---------- Material for this exercise ----------
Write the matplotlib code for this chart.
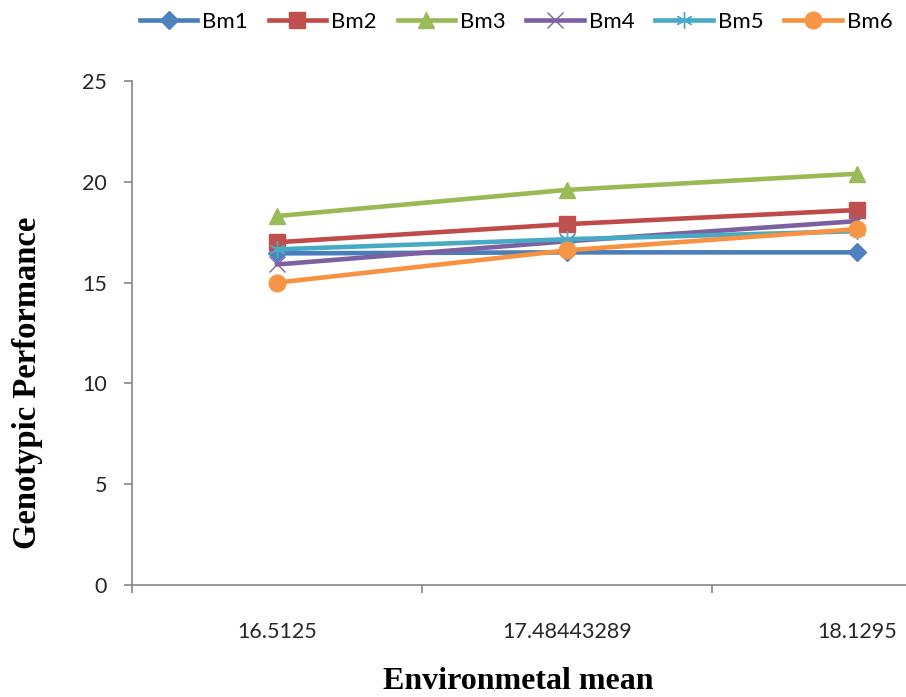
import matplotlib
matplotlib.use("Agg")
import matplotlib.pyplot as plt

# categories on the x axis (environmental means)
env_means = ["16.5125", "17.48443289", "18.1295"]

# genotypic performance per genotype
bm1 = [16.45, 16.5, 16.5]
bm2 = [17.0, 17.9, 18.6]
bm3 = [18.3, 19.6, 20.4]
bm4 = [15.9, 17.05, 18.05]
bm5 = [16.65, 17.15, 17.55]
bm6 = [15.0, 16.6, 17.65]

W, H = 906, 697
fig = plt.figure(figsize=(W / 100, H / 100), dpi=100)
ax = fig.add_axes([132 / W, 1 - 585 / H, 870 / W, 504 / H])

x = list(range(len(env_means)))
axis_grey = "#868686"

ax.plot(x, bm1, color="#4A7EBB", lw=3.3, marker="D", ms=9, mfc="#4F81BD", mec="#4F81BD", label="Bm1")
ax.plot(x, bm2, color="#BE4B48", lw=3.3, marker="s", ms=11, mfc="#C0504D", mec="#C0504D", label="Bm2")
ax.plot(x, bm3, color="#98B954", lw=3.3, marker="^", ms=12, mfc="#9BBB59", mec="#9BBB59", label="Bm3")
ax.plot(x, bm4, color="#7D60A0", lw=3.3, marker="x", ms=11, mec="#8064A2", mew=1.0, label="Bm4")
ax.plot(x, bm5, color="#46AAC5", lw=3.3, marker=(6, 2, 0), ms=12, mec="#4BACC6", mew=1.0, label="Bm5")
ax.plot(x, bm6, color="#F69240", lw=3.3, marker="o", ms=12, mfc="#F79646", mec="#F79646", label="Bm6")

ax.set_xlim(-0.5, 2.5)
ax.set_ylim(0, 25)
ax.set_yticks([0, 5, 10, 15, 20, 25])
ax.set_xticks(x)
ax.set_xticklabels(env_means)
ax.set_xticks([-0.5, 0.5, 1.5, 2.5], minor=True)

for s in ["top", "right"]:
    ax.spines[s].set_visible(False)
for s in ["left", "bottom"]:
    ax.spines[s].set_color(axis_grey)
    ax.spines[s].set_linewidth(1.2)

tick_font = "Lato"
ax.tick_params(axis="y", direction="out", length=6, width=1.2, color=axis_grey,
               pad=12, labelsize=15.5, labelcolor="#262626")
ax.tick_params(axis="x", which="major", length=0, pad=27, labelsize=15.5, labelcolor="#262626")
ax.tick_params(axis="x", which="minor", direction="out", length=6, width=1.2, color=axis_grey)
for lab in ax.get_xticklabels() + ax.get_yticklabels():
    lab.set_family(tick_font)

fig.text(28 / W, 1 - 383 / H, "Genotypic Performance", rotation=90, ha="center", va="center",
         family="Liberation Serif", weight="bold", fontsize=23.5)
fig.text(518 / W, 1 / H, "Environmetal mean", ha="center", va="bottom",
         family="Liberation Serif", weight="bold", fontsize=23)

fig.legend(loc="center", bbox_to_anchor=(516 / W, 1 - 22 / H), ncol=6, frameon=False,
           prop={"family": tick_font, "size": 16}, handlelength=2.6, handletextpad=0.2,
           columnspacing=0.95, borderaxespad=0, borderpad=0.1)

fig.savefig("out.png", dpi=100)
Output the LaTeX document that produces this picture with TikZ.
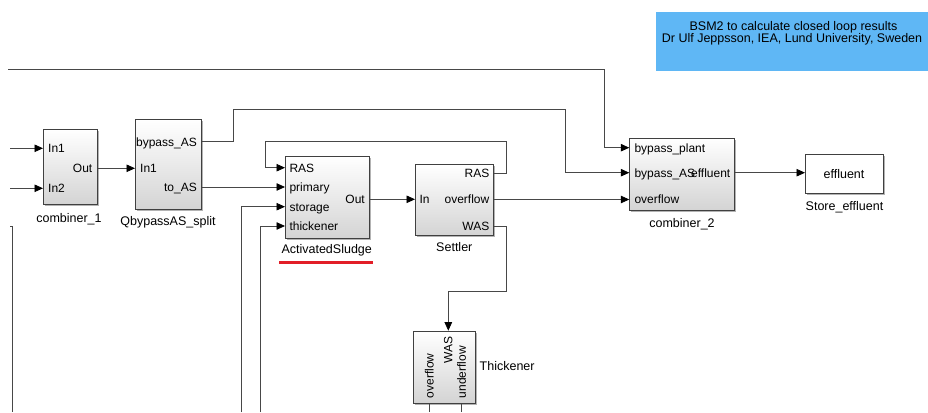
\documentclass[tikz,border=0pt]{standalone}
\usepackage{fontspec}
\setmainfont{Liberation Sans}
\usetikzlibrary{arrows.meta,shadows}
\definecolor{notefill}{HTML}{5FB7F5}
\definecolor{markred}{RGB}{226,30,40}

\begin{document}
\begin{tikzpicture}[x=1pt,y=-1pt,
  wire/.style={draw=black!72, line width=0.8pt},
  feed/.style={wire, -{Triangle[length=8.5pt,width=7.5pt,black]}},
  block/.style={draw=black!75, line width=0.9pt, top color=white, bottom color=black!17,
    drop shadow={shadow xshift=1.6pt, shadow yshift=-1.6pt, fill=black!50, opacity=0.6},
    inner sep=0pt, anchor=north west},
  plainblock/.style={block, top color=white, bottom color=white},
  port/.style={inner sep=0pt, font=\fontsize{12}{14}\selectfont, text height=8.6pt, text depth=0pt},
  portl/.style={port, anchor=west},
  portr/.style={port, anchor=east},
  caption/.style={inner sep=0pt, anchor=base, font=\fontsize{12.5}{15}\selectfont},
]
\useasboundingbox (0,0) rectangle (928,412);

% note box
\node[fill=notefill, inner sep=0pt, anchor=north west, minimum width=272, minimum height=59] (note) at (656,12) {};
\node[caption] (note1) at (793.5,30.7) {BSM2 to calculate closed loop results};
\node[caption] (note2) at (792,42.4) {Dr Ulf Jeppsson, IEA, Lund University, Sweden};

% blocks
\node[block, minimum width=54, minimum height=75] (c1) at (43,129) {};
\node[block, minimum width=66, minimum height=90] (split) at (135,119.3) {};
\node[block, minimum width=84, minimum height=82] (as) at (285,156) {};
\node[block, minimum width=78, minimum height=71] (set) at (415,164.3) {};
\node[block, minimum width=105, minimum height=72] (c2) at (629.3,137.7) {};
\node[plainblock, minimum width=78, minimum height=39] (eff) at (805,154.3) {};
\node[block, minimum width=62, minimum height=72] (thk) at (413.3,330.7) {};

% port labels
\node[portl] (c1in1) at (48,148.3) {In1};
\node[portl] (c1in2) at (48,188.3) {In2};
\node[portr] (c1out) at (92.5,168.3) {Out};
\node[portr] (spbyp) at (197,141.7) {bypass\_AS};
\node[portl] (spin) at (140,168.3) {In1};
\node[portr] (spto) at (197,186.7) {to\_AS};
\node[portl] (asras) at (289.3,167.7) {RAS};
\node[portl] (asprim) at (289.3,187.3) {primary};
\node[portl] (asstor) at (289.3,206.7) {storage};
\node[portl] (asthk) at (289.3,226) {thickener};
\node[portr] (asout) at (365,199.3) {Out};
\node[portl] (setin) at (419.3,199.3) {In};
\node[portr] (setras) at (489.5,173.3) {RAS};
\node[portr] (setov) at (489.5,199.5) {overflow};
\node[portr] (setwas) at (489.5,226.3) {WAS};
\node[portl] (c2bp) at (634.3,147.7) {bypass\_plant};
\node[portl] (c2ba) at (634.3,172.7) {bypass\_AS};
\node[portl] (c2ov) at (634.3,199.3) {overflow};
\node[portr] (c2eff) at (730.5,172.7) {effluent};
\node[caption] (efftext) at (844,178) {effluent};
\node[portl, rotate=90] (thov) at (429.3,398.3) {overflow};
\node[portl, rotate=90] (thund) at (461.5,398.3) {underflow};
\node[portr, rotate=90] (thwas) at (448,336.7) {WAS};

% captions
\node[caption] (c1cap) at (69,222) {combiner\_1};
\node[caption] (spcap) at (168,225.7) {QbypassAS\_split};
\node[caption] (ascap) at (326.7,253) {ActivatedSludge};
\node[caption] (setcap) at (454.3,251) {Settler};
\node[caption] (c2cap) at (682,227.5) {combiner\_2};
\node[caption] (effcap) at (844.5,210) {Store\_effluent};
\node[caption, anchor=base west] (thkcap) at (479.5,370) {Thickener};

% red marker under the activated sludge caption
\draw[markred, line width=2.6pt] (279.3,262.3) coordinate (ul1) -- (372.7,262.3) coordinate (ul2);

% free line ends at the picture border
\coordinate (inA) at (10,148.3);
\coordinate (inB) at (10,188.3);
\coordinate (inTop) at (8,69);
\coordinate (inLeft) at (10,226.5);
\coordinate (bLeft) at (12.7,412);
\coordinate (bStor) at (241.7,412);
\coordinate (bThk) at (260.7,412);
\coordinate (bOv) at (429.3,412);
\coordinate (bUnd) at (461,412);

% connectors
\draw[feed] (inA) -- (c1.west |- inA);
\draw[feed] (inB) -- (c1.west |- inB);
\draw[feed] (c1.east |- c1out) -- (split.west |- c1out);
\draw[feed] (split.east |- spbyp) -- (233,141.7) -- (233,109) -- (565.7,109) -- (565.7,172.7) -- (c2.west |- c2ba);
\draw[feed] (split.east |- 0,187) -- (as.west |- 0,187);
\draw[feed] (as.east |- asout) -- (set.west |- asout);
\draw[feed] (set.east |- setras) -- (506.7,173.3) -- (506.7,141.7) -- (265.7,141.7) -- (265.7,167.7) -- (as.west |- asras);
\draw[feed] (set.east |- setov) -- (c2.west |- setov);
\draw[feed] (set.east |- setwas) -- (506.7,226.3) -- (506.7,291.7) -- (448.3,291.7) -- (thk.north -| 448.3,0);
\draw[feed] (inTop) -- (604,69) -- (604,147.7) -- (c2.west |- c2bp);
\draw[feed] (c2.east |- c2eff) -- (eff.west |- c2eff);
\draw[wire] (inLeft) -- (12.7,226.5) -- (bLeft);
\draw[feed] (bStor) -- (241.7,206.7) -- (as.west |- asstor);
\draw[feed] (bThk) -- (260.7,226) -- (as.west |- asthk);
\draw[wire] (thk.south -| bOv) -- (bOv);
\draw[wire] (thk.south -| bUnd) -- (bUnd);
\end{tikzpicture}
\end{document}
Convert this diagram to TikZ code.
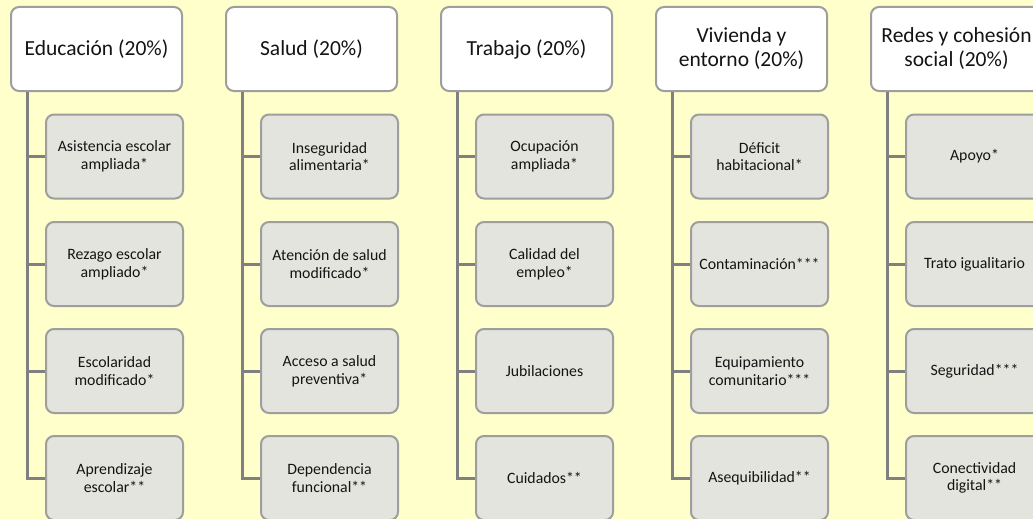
----------
> **Task directions**: Skip every picture and return the lines above from the top through the one that contains "ax.spines[s].set_linewidth(1.2)".

> **Task solution**:
Write the matplotlib code for this chart.
import matplotlib
matplotlib.use("Agg")
import matplotlib.pyplot as plt

# categories on the x axis (environmental means)
env_means = ["16.5125", "17.48443289", "18.1295"]

# genotypic performance per genotype
bm1 = [16.45, 16.5, 16.5]
bm2 = [17.0, 17.9, 18.6]
bm3 = [18.3, 19.6, 20.4]
bm4 = [15.9, 17.05, 18.05]
bm5 = [16.65, 17.15, 17.55]
bm6 = [15.0, 16.6, 17.65]

W, H = 906, 697
fig = plt.figure(figsize=(W / 100, H / 100), dpi=100)
ax = fig.add_axes([132 / W, 1 - 585 / H, 870 / W, 504 / H])

x = list(range(len(env_means)))
axis_grey = "#868686"

ax.plot(x, bm1, color="#4A7EBB", lw=3.3, marker="D", ms=9, mfc="#4F81BD", mec="#4F81BD", label="Bm1")
ax.plot(x, bm2, color="#BE4B48", lw=3.3, marker="s", ms=11, mfc="#C0504D", mec="#C0504D", label="Bm2")
ax.plot(x, bm3, color="#98B954", lw=3.3, marker="^", ms=12, mfc="#9BBB59", mec="#9BBB59", label="Bm3")
ax.plot(x, bm4, color="#7D60A0", lw=3.3, marker="x", ms=11, mec="#8064A2", mew=1.0, label="Bm4")
ax.plot(x, bm5, color="#46AAC5", lw=3.3, marker=(6, 2, 0), ms=12, mec="#4BACC6", mew=1.0, label="Bm5")
ax.plot(x, bm6, color="#F69240", lw=3.3, marker="o", ms=12, mfc="#F79646", mec="#F79646", label="Bm6")

ax.set_xlim(-0.5, 2.5)
ax.set_ylim(0, 25)
ax.set_yticks([0, 5, 10, 15, 20, 25])
ax.set_xticks(x)
ax.set_xticklabels(env_means)
ax.set_xticks([-0.5, 0.5, 1.5, 2.5], minor=True)

for s in ["top", "right"]:
    ax.spines[s].set_visible(False)
for s in ["left", "bottom"]:
    ax.spines[s].set_color(axis_grey)
    ax.spines[s].set_linewidth(1.2)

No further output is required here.